Accessibility (access to learning opportunities, experts/mentors, other learners); immediacy (on-demand learning, real-time communication and data sharing, situated learning); personalization (bite-size learning on familiar devices; promotes active learning and a more personalized experience); and intelligence (advanced features make learning richer through context-aware features, data capture, multimedia) (Pouezevara, 2012).

Other new mobile technologies, such as tablets and handheld MP3 players, have also found their way into educational contexts, especially in primary classrooms across the United States and Canada, and their potential has been examined under similar lenses. The benefits of using these new devices are still considered to be based mainly on their possibilities in terms of accessibility, immediacy, and intelligence to young learners in and out of the classroom (Hutchison, Beschorner, & Schmidt-Crawford, 2012).
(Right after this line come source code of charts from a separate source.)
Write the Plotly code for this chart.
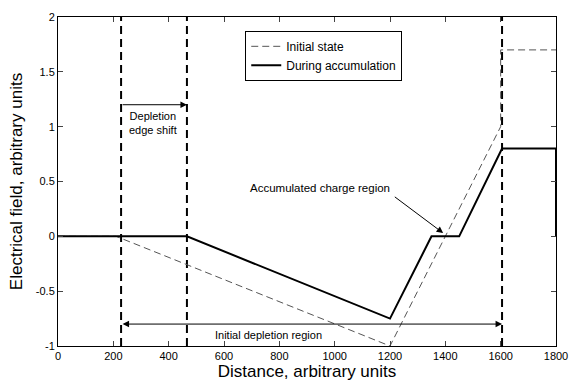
import plotly.graph_objects as go

# Data
x_initial = [0, 210, 1200, 1600, 1600, 1800]
y_initial = [0, 0, -1.0, 1.0, 1.7, 1.7]
x_accum = [0, 466, 1200, 1350, 1450, 1605, 1800, 1800]
y_accum = [0, 0, -0.75, 0, 0, 0.8, 0.8, 0]
edge_lines = [228, 466, 1605]
y_range = [-1, 2]
x_ticks = [0, 200, 400, 600, 800, 1000, 1200, 1400, 1600, 1800]
y_ticks = [-1, -0.5, 0, 0.5, 1, 1.5, 2]
y_tick_text = ["-1", "-0.5", "0", "0.5", "1", "1.5", "2"]

fig = go.Figure()

for xv in edge_lines:
    fig.add_trace(go.Scatter(x=[xv, xv], y=y_range, mode="lines",
                             line=dict(color="black", width=2, dash="8px,5px"),
                             showlegend=False, hoverinfo="skip"))

fig.add_trace(go.Scatter(x=x_initial, y=y_initial, mode="lines", name="Initial state",
                         line=dict(color="#555555", width=1, dash="7px,4px")))
fig.add_trace(go.Scatter(x=x_accum, y=y_accum, mode="lines", name="During accumulation",
                         line=dict(color="black", width=2)))

font_family = "Liberation Sans, Arial, sans-serif"

annotations = [
    # Depletion edge shift arrow
    dict(x=edge_lines[1], y=1.2, ax=edge_lines[0], ay=1.2, xref="x", yref="y",
         axref="x", ayref="y", text="", showarrow=True, arrowhead=2, arrowsize=1.3,
         arrowwidth=1, arrowcolor="black", standoff=0),
    dict(x=342, y=1.03, xref="x", yref="y", text="Depletion<br>edge shift",
         showarrow=False, font=dict(size=11, color="black", family=font_family)),
    # Initial depletion region double arrow
    dict(x=edge_lines[2], y=-0.8, ax=edge_lines[0], ay=-0.8, xref="x", yref="y",
         axref="x", ayref="y", text="", showarrow=True, arrowhead=2, startarrowhead=2,
         arrowside="end+start", arrowsize=1.3, startarrowsize=1.3,
         arrowwidth=1, arrowcolor="black", standoff=0, startstandoff=0),
    dict(x=762, y=-0.9, xref="x", yref="y", text="Initial depletion region",
         showarrow=False, font=dict(size=11, color="black", family=font_family)),
    # Accumulated charge region
    dict(x=948, y=0.44, xref="x", yref="y", text="Accumulated charge region",
         showarrow=False, font=dict(size=11.5, color="black", family=font_family)),
    dict(x=1392, y=0.03, ax=1212, ay=0.37, xref="x", yref="y",
         axref="x", ayref="y", text="", showarrow=True, arrowhead=2, arrowsize=1.3,
         arrowwidth=1, arrowcolor="black", standoff=0),
]

fig.update_layout(
    width=569, height=381,
    margin=dict(l=58, r=13, t=17, b=35),
    paper_bgcolor="white", plot_bgcolor="white",
    font=dict(family=font_family, size=11, color="black"),
    annotations=annotations,
    legend=dict(x=0.376, y=0.958, xanchor="left", yanchor="top",
                bordercolor="black", borderwidth=1, bgcolor="white",
                font=dict(size=12, color="black"), tracegroupgap=0,
                itemwidth=30),
    xaxis=dict(range=[0, 1800], tickvals=x_ticks, ticks="inside", ticklen=5,
               showline=True, linecolor="black", linewidth=1, mirror="ticks",
               showgrid=False, zeroline=False, automargin=False,
               title=dict(text="Distance, arbitrary units", standoff=0,
                          font=dict(size=17, color="black"))),
    yaxis=dict(range=y_range, tickvals=y_ticks, ticktext=y_tick_text,
               ticks="inside", ticklen=5, automargin=False,
               showline=True, linecolor="black", linewidth=1, mirror="ticks",
               showgrid=False, zeroline=False,
               title=dict(text="Electrical field, arbitrary units", standoff=8,
                          font=dict(size=17, color="black"))),
)

fig.write_html("out.html", config={"displayModeBar": False},
               post_script="document.body.style.margin='0';")
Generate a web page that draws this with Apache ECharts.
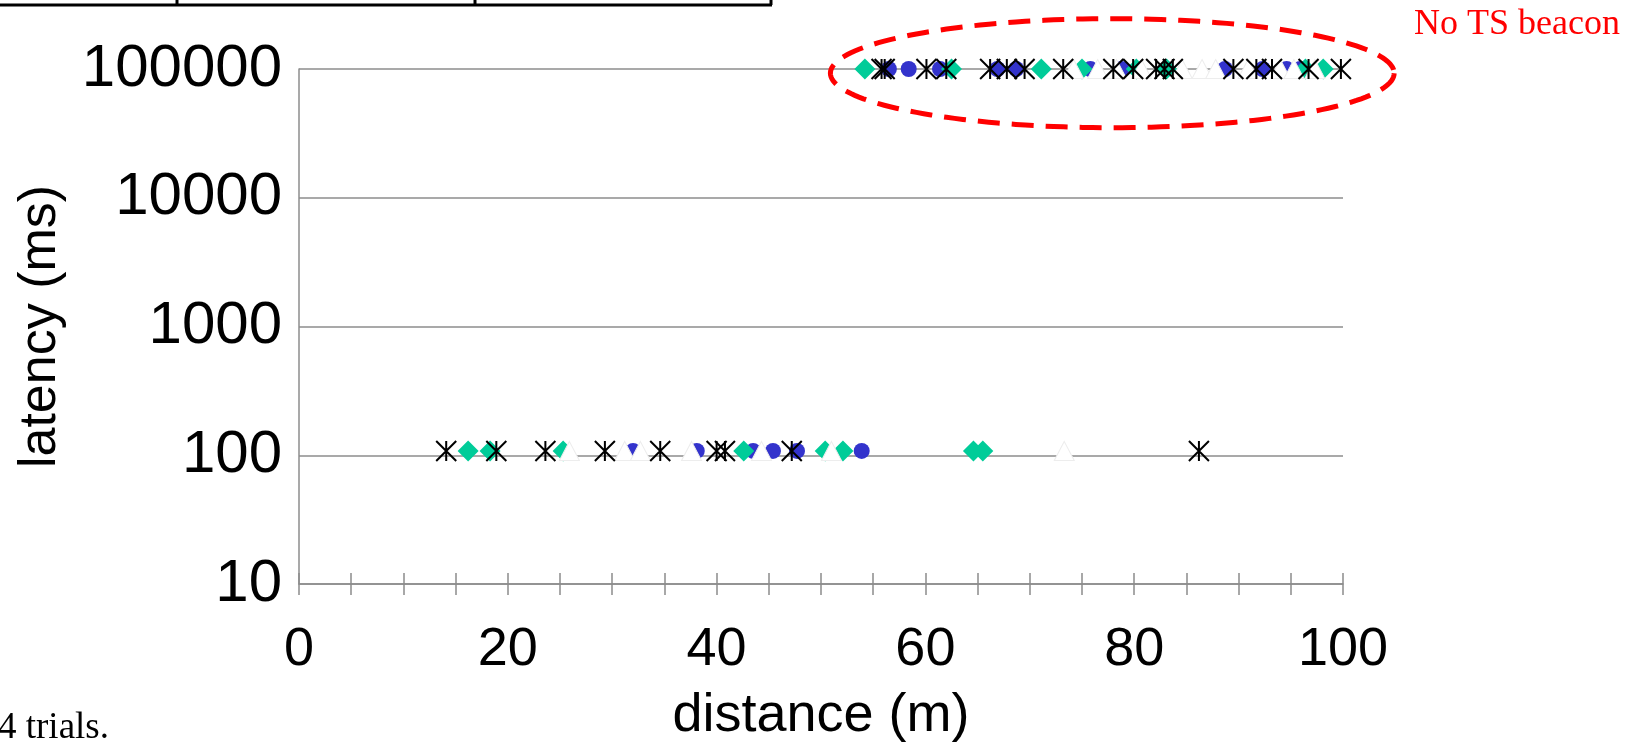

However, new literature on the use of mobile technologies is redirecting the goals of using these mobile and handheld devices for the purpose of learning. This new literature, which is based on pedagogical approaches informed by socioconstructivist theories of learning, is concerned with “[enabling] learner-generated content and learner-generated contexts” (Cochrane, 2011, p. 252). The new mobile technologies are allowing the creation of new environments that hold great potential for authentic interaction, communication, and collaboration, as well as the construction and sharing of new content, thanks to the affordances of the technologies themselves as suggested by Hartson (2003):

  • Cognitive affordance;

  • Physical affordance;

  • Sensory affordance;

  • Functional affordance.

Moreover, new mobile technologies such as tablets and MP3 players have more enhanced hardware and OS capacities than any previous computers could offer, including new advanced built-in functionalities such as video cameras and voice recognition, as well as access to online software programs known as apps (short for “applications”). Voice recognition and other features such as audio and video recording and editing make it possible for learners to create new learning environments that were not available previously on personal computers such as laptops (Godwin-Jones, 2011).

The adoption of these emergent mobile technologies in the language classroom also has the potential for engaging language learners in creating their own content and in producing authentic language output through multimedia texts that include sounds and voice in the target language. The importance for students to generate their own output is well supported in the socioconstructivist second language acquisition (SLA) theoretical framework, which emphasized the need for oral language production through authentic dialogue, social interaction, and collaboration (Lantolf & Thorne, 2006).